**REQUEST:**
Extract everything from the first line through the line with "import numpy as np", both ends included, except for any pictures.

**SUPPLIED INFORMATION:**
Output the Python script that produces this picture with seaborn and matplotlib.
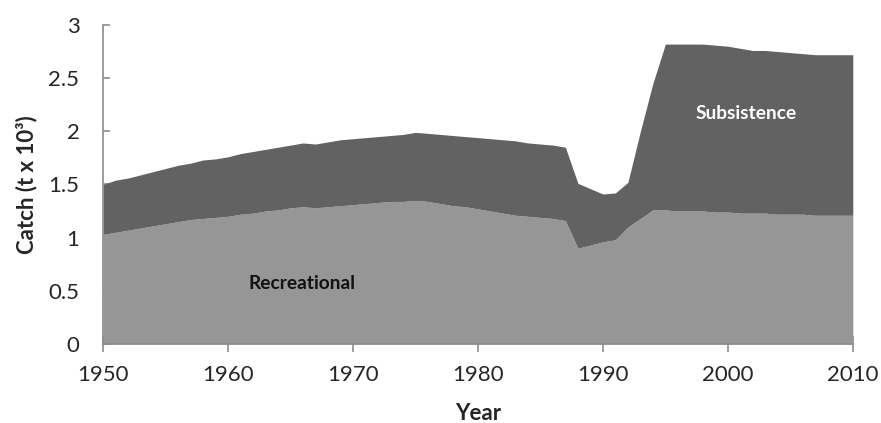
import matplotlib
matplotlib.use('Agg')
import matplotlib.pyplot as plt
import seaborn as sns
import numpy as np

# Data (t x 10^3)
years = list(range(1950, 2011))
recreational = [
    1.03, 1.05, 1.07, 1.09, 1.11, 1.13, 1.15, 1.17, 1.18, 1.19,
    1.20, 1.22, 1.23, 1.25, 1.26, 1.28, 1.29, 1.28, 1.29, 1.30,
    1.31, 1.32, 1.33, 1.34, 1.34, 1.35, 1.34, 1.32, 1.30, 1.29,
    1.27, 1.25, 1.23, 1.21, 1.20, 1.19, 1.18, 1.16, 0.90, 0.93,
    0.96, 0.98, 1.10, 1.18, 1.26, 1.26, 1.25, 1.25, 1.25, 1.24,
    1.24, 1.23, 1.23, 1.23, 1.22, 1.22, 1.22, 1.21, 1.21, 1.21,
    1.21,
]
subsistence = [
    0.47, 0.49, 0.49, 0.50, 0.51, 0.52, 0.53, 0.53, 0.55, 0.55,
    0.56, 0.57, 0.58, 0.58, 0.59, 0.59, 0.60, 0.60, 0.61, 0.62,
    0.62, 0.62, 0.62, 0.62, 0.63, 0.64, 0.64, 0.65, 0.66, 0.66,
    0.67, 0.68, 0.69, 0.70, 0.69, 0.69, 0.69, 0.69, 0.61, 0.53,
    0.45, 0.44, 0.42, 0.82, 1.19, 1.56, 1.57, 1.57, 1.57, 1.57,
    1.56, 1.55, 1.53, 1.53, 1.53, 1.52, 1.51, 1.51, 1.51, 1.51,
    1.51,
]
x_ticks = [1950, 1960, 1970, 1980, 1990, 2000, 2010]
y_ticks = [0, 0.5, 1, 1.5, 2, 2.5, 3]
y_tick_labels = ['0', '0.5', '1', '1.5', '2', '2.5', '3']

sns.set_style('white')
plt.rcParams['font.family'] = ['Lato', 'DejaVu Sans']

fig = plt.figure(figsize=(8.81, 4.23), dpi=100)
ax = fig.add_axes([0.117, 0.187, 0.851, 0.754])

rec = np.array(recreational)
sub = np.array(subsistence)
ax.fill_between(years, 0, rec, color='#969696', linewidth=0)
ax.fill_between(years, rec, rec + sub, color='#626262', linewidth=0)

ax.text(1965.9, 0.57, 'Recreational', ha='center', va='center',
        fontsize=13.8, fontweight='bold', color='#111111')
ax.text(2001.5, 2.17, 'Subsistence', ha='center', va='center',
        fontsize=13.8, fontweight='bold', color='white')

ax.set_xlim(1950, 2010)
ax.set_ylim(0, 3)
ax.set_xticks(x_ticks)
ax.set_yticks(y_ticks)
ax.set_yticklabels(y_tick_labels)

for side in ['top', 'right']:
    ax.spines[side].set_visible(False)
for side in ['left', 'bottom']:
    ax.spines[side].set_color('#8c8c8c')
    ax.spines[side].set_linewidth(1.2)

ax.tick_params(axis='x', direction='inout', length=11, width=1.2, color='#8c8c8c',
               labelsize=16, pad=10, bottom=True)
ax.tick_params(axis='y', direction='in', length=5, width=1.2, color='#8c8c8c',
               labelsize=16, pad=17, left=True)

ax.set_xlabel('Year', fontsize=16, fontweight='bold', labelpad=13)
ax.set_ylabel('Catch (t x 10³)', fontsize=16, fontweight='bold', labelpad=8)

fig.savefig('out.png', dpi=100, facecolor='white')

**ANSWER TO THIS TASK:**
Output the Python script that produces this picture with seaborn and matplotlib.
import matplotlib
matplotlib.use('Agg')
import matplotlib.pyplot as plt
import seaborn as sns
import numpy as np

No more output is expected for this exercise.